In October, the Gazette submitted a records request to the School Committee for all formal complaints filed against Bonneville since August 2022.

The School Committee has asserted that it can’t make public seven out of nine records — the other two of which are the two votes of no confidence — because they involve personnel information.

The Gazette has appealed and is waiting for a response from the state.

In her resignation letter on Thursday, Bonneville wrote that, “While some question my leadership skills and core values, I continue to be steadfast and unwavering in my dedication to students and demonstrating the competency necessary to do this job.”

“Slandering my name, publicly and repeatedly, with unsupported claims is hurtful and mean-spirited,” Bonneville wrote. “It is a deliberate and disruptive tool that has prevented me from fulfilling my obligations to the students, staff and communities of this district and implementing School Committee decisions and policies.”

In their email, the union wrote that Bonneville’s superintendency has shown a “trend of poor decision making and significant errors in judgment.”

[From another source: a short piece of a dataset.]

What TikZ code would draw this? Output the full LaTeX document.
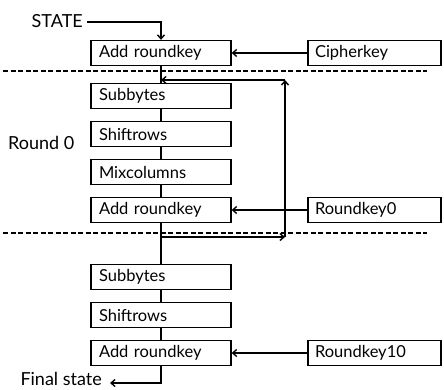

“The repercussions of her actions and decisions have consequences in our schools that both adults and students suffer on a daily basis,” the union wrote. “As leader of our district, she is ultimately responsible for what is happening in our schools.”

Responding to her resignation announcement, Reynolds said, “I think it’s a reasonable decision … I’m not gonna say I’m happy because it’s all been a big distraction from the work we do, but I would say I’m glad we can move forward with the work we do as educators.”

“We’re at the point where we’ve been having our contract fight; we’ve had ongoing issues with payroll and involvement with the attorney general’s office; and we’re trying to limit the fronts we’re kind of fighting on right now, so we’re just wanting to move on,” Reynolds said.